Springs and dampers exist to manage energy. When a wheel hits a rock at speed, the spring stores and releases that energy gradually instead of transmitting it as a shock through the chassis. The damper bleeds off the energy so the chassis doesn’t bounce. At low speeds, the energy involved is small enough that passive geometry can handle it without dedicated spring elements. At least that’s my hope.
The other reason is that Mars rovers don’t carry humans. Suspension on a vehicle with a driver needs to protect the driver from vibration and shock. RoBug is not going to carry passengers, so vibrations are less of an issue.
Power: 6 × 500 W
With six driven wheels, I need each motor to deliver 500 W to meet the 3,000 W traction target.
Six hub motors is a clean fit.
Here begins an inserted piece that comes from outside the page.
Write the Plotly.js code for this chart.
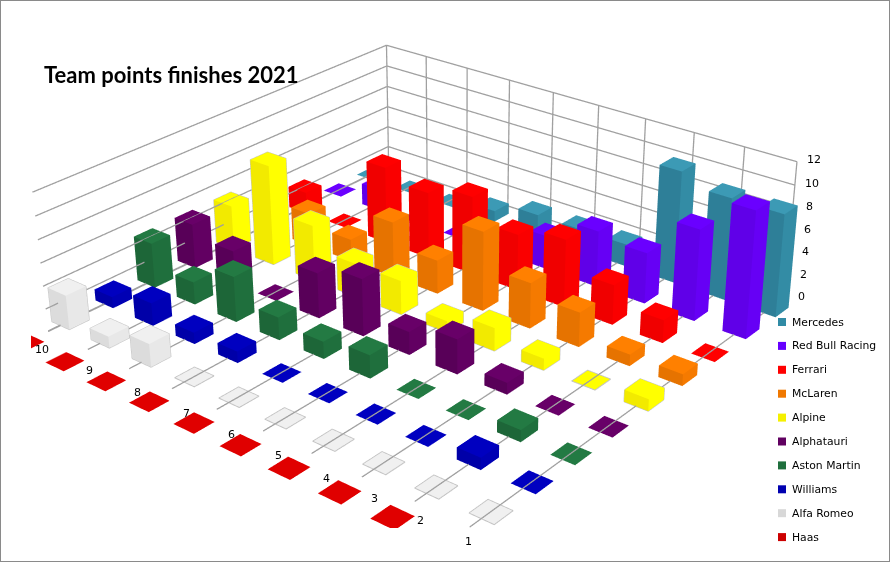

No gearboxes, no chains, no sprockets. Each bogie is a self-contained unit with two motor-wheels. I could easily remove each to fit the rover in the back of our car.
Steering: tank steer, not corner servos
There’s one significant way RoBug diverges from the NASA/ESA rover design: steering.
Every six-wheeled Mars rover steers by pivoting the corner wheels around their vertical axis — active steering servos in the corner hubs. This gives precise, low-scrub turning. It also means four steering actuators, pivot bearings at each corner, and a steering control system on top of the drive control system.
I’m not building that.
Instead, RoBug will tank steer — run the left wheels faster than the right to turn, exactly like a skid steer robot. It’s less precise but requires zero additional hardware beyond the drive motors I already need.
To reduce scrub, I’ll design RoBug with a shorter wheelbase relative to its track width than the rover references. A more square footprint reduces the turning radius and the scrub distance on the outer wheels. The prototype will let me measure how much scrub actually happens on different surfaces before I commit to the full RoBug dimensions.
Where we are
The mechanical concept:
- 6WD, 6 hub motors — 500 W each, 3,000 W total traction power
- 3-bogie suspension - all six wheels in constant ground contact, no differential, no springs
- Tank steering — differential drive, no corner servos
- Compact L/W ratio — to keep tank-steer scrub manageable
Next up: translating this into a fabricable frame design and sourcing the structural materials.